More than 4,000 doctors and dentists who invested in tax shelters with San Diego-based xélan could owe more than $420 million in back taxes and interest, the U.S. Justice Department announced Thursday.
A federal judge yesterday issued a temporary restraining order to freeze more than $500 million in assets from xélan and its entities and principals in an allegedly fraudulent tax-reduction scheme. That money is held in investment accounts controlled by xélan and Barbados-based Doctors Benefit Insurance Co.
According to the government, xélan and its agents allegedly advised its doctor and dentist members to invest in tax-avoidance and reduction schemes disguised as supplemental disability insurance or phony charitable deductions. On June 30, xélan and four of its entities filed for Chapter 11 bankruptcy protection from creditors.

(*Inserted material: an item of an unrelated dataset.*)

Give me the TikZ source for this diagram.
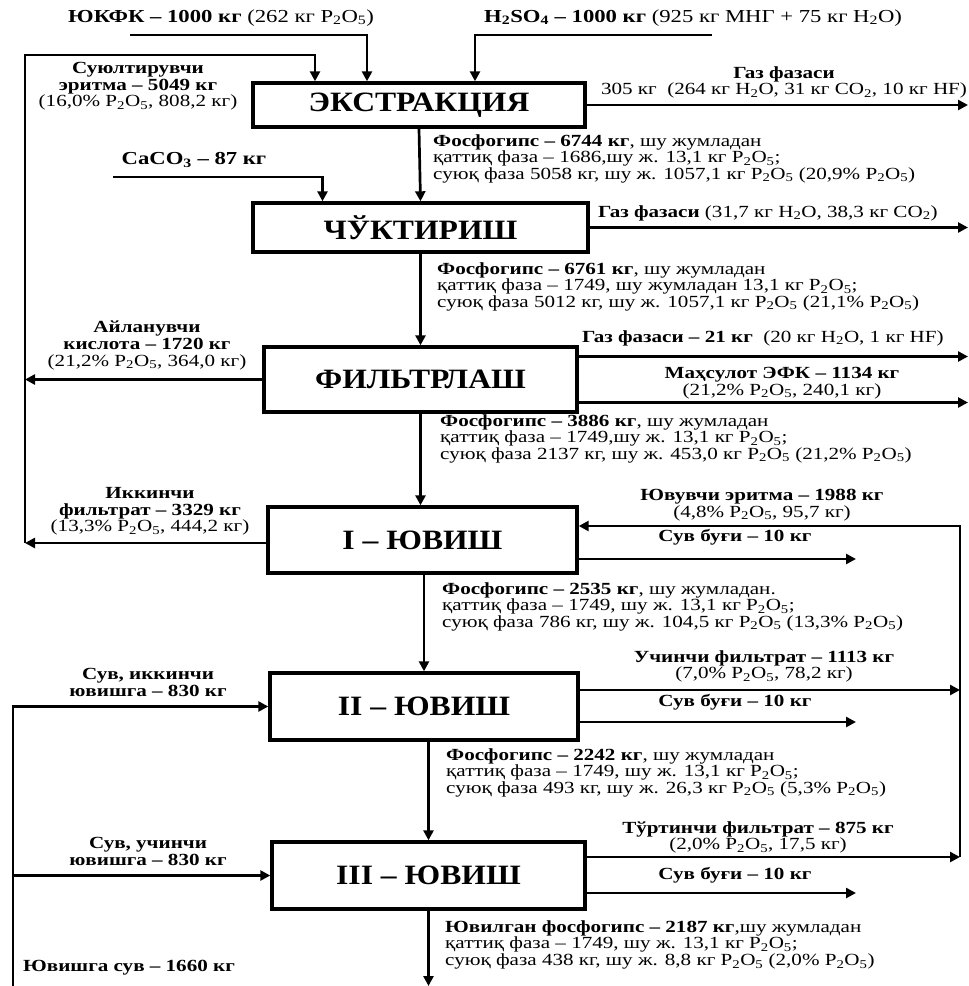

The Internal Revenue Service has been investigating xélan's tax shelters and blocked the company's sale this summer. "This action protects the government's interest while we complete the investigation," said Kevin Brown, commissioner of the IRS' Small Business/Self-Employed Division, in a news release.
On its Web site, xélan said the firm describes itself as a membership organization dating to 1971 that provides "state of the art financial information, products and services tailored to the needs of its doctor members."
The Web site does not refer to the assets freeze or its bankruptcy filing, and xélan officials could not be reached for comment at deadline.